EXERCISE REQUIREMENTS:
Print, word for word, every line from the beginning of the listing up to and including the line with "series = [fcdnn, lstm, zf10, zf100]". Pictures are to be excluded.

-- start SUPPLIED DATA --

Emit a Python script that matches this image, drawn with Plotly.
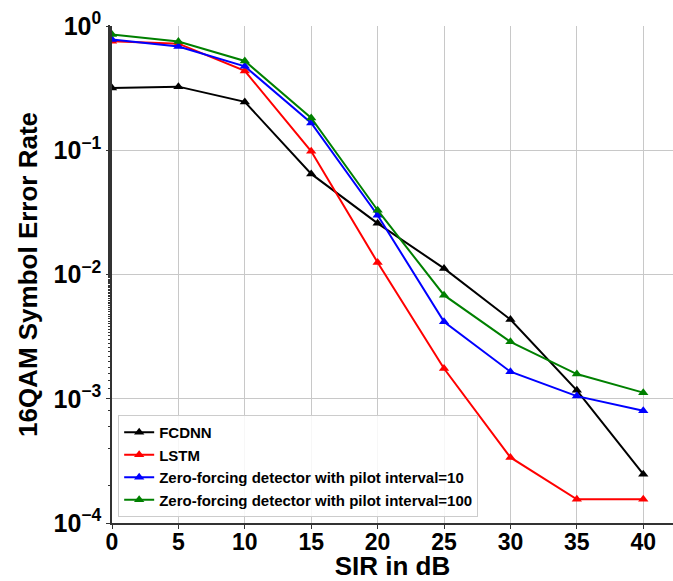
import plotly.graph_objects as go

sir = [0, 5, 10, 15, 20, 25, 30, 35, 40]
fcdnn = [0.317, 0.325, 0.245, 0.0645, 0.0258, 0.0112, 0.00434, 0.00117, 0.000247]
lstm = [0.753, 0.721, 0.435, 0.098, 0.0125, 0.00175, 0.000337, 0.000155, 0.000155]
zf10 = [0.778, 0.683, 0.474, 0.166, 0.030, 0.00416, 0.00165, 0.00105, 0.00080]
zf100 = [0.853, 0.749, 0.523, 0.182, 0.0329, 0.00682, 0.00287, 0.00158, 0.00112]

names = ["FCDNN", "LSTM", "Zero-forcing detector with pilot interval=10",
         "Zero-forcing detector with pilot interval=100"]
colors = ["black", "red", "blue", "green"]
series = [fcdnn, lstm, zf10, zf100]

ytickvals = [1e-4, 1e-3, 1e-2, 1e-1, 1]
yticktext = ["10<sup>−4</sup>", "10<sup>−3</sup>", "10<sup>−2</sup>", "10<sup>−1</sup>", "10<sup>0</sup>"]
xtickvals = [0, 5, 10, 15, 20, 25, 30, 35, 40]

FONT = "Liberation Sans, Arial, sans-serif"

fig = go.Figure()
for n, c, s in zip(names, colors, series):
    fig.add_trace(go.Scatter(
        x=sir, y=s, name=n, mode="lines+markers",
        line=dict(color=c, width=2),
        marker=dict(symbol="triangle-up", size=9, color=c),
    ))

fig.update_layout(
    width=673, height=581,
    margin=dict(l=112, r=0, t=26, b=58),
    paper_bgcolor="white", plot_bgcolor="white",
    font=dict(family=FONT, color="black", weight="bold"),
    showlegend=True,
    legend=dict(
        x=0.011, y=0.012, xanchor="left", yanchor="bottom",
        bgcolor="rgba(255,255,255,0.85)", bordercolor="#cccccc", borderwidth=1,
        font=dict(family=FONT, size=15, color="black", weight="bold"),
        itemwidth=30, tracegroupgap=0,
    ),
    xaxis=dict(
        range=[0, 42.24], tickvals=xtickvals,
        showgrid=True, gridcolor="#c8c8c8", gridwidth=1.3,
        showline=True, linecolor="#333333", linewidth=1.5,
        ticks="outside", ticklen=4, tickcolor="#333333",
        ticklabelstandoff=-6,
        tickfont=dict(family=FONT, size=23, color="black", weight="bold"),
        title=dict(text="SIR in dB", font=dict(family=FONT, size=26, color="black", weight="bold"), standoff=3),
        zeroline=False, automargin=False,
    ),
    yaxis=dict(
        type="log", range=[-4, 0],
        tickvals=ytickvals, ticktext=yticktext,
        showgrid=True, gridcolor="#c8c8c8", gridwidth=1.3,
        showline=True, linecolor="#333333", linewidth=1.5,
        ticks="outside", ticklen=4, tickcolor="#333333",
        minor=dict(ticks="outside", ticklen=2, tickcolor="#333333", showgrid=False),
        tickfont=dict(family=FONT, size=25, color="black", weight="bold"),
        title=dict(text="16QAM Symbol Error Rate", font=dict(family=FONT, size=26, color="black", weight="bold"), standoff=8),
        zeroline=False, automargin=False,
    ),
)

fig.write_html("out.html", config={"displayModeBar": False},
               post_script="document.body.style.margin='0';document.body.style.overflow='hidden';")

-- end SUPPLIED DATA --

THE RESULT:
Emit a Python script that matches this image, drawn with Plotly.
import plotly.graph_objects as go

sir = [0, 5, 10, 15, 20, 25, 30, 35, 40]
fcdnn = [0.317, 0.325, 0.245, 0.0645, 0.0258, 0.0112, 0.00434, 0.00117, 0.000247]
lstm = [0.753, 0.721, 0.435, 0.098, 0.0125, 0.00175, 0.000337, 0.000155, 0.000155]
zf10 = [0.778, 0.683, 0.474, 0.166, 0.030, 0.00416, 0.00165, 0.00105, 0.00080]
zf100 = [0.853, 0.749, 0.523, 0.182, 0.0329, 0.00682, 0.00287, 0.00158, 0.00112]

names = ["FCDNN", "LSTM", "Zero-forcing detector with pilot interval=10",
         "Zero-forcing detector with pilot interval=100"]
colors = ["black", "red", "blue", "green"]
series = [fcdnn, lstm, zf10, zf100]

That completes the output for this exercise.